Prompt => Repeat exactly the lines running from the first line of the data to the line containing "from matplotlib.patches import Patch", both ends included, and nothing else; drop the pictures.

Material =>

---

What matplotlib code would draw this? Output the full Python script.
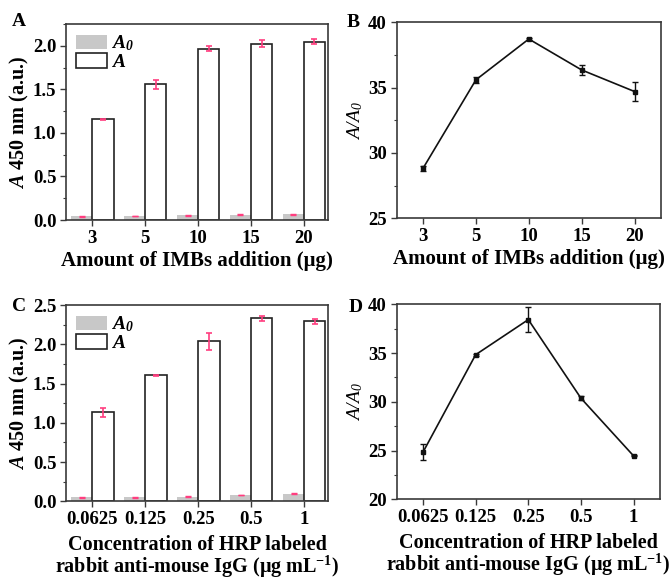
import numpy as np
import matplotlib
matplotlib.use("Agg")
import matplotlib.pyplot as plt
from matplotlib.ticker import MultipleLocator, FormatStrFormatter
from matplotlib.patches import Patch

plt.rcParams['font.family'] = ['Liberation Serif', 'DejaVu Serif']
plt.rcParams['font.weight'] = 'bold'
plt.rcParams['axes.labelweight'] = 'bold'
plt.rcParams['mathtext.fontset'] = 'custom'
plt.rcParams['mathtext.rm'] = 'Liberation Serif:bold'
plt.rcParams['mathtext.it'] = 'Liberation Serif:italic:bold'
plt.rcParams['mathtext.bf'] = 'Liberation Serif:bold'
plt.rcParams['mathtext.bfit'] = 'Liberation Serif:italic:bold'
plt.rcParams['mathtext.sf'] = 'Liberation Serif:style=italic:weight=normal'

# panel A / B: amount of IMBs
imb_labels = ['3', '5', '10', '15', '20']
imb_a0 = [0.042, 0.046, 0.054, 0.061, 0.065]
imb_a0_err = [0.003, 0.003, 0.003, 0.003, 0.003]
imb_a = [1.155, 1.558, 1.968, 2.026, 2.049]
imb_a_err = [0.01, 0.055, 0.03, 0.045, 0.027]
imb_ratio = [28.83, 35.6, 38.72, 36.35, 34.7]
imb_ratio_err = [0.2, 0.25, 0.05, 0.36, 0.75]

# panel C / D: HRP labeled antibody concentration
hrp_labels = ['0.0625', '0.125', '0.25', '0.5', '1']
hrp_a0 = [0.051, 0.051, 0.059, 0.081, 0.098]
hrp_a0_err = [0.003, 0.003, 0.003, 0.003, 0.003]
hrp_a = [1.133, 1.604, 2.037, 2.33, 2.296]
hrp_a_err = [0.057, 0.005, 0.108, 0.036, 0.032]
hrp_ratio = [24.83, 34.83, 38.43, 30.37, 24.45]
hrp_ratio_err = [0.8, 0.1, 1.3, 0.2, 0.05]

TICK_FS = 13.5
XLAB_FS = 15
GREY = '#c8c8c8'
PINK = '#ff3d7f'
SPINE = '#3a3a3a'

fig = plt.figure(figsize=(6.7, 5.79), dpi=100)
axA = fig.add_axes([0.0985, 0.620, 0.3905, 0.3385])
axB = fig.add_axes([0.592, 0.623, 0.3946, 0.3385])
axC = fig.add_axes([0.0985, 0.1342, 0.3911, 0.339])
axD = fig.add_axes([0.592, 0.1376, 0.393, 0.3368])


def style(ax):
    for s in ax.spines.values():
        s.set_color(SPINE)
        s.set_linewidth(1.2)
    ax.tick_params(axis='both', which='both', direction='out', labelsize=TICK_FS,
                   top=False, right=False, color=SPINE)
    ax.tick_params(axis='both', which='major', length=4, width=1.0, pad=3)
    ax.tick_params(axis='y', which='minor', length=2.5, width=0.8)
    ax.tick_params(axis='x', which='minor', bottom=False)


def bar_panel(ax, labels, a0, a0_err, a, a_err, ymax):
    x = np.arange(len(labels))
    w = 0.4
    ax.bar(x - w / 2, a0, w, color=GREY, edgecolor='none')
    ax.bar(x + w / 2, a, w, color='white', edgecolor='#222222', linewidth=1.2)
    ax.errorbar(x - w / 2, a0, yerr=a0_err, fmt='none', ecolor=PINK,
                elinewidth=1.0, capsize=2.5, capthick=1.0)
    ax.errorbar(x + w / 2, a, yerr=a_err, fmt='none', ecolor=PINK,
                elinewidth=1.2, capsize=2.5, capthick=1.2)
    ax.set_xticks(x)
    ax.set_xticklabels(labels)
    ax.set_xlim(-0.5, 4.45)
    ax.set_ylim(0, ymax)
    ax.yaxis.set_major_locator(MultipleLocator(0.5))
    ax.yaxis.set_minor_locator(MultipleLocator(0.25))
    ax.yaxis.set_major_formatter(FormatStrFormatter('%.1f'))
    ax.set_ylabel(r'$\mathbfit{A}$ 450 nm (a.u.)', fontsize=14.5, labelpad=1)
    handles = [Patch(facecolor=GREY, edgecolor='none'),
               Patch(facecolor='white', edgecolor='#222222', linewidth=1.2)]
    ax.legend(handles, [r'$\mathbfit{A}_{\mathbfit{0}}$', r'$\mathbfit{A}$'],
              loc='upper left', frameon=False, fontsize=14,
              handlelength=1.6, handleheight=0.75, handletextpad=0.2,
              labelspacing=0.0, borderaxespad=0.3, borderpad=0.2)
    style(ax)


def line_panel(ax, labels, ratio, ratio_err, ymin, ymax):
    x = np.arange(len(labels))
    ax.errorbar(x, ratio, yerr=ratio_err, color='#111111', linewidth=1.2,
                marker='s', markersize=3.5, elinewidth=1.0, capsize=2.5,
                capthick=1.0)
    ax.set_xticks(x)
    ax.set_xticklabels(labels)
    ax.set_xlim(-0.5, 4.5)
    ax.set_ylim(ymin, ymax)
    ax.yaxis.set_major_locator(MultipleLocator(5))
    ax.yaxis.set_minor_locator(MultipleLocator(2.5))
    ax.set_ylabel(r'$\mathsf{A/A_0}$', fontsize=14, labelpad=2)
    style(ax)


bar_panel(axA, imb_labels, imb_a0, imb_a0_err, imb_a, imb_a_err, 2.25)
line_panel(axB, imb_labels, imb_ratio, imb_ratio_err, 25, 40)
bar_panel(axC, hrp_labels, hrp_a0, hrp_a0_err, hrp_a, hrp_a_err, 2.5)
line_panel(axD, hrp_labels, hrp_ratio, hrp_ratio_err, 20, 40)

xl_imb = 'Amount of IMBs addition (μg)'
xl_hrp = 'Concentration of HRP labeled\nrabbit anti-mouse IgG (μg mL$^{-1}$)'
axA.set_xlabel(xl_imb, fontsize=XLAB_FS, labelpad=3)
axB.set_xlabel(xl_imb, fontsize=XLAB_FS, labelpad=3)
axC.set_xlabel(xl_hrp, fontsize=14.5, labelpad=5, linespacing=0.92)
axD.set_xlabel(xl_hrp, fontsize=14.5, labelpad=5, linespacing=0.92)

fig.text(12 / 670, 1 - 26 / 579, 'A', fontsize=14, fontweight='bold')
fig.text(347 / 670, 1 - 27 / 579, 'B', fontsize=14, fontweight='bold')
fig.text(12 / 670, 1 - 311 / 579, 'C', fontsize=14, fontweight='bold')
fig.text(349 / 670, 1 - 312 / 579, 'D', fontsize=14, fontweight='bold')

fig.savefig('out.png', dpi=100)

---

Task solution =>
What matplotlib code would draw this? Output the full Python script.
import numpy as np
import matplotlib
matplotlib.use("Agg")
import matplotlib.pyplot as plt
from matplotlib.ticker import MultipleLocator, FormatStrFormatter
from matplotlib.patches import Patch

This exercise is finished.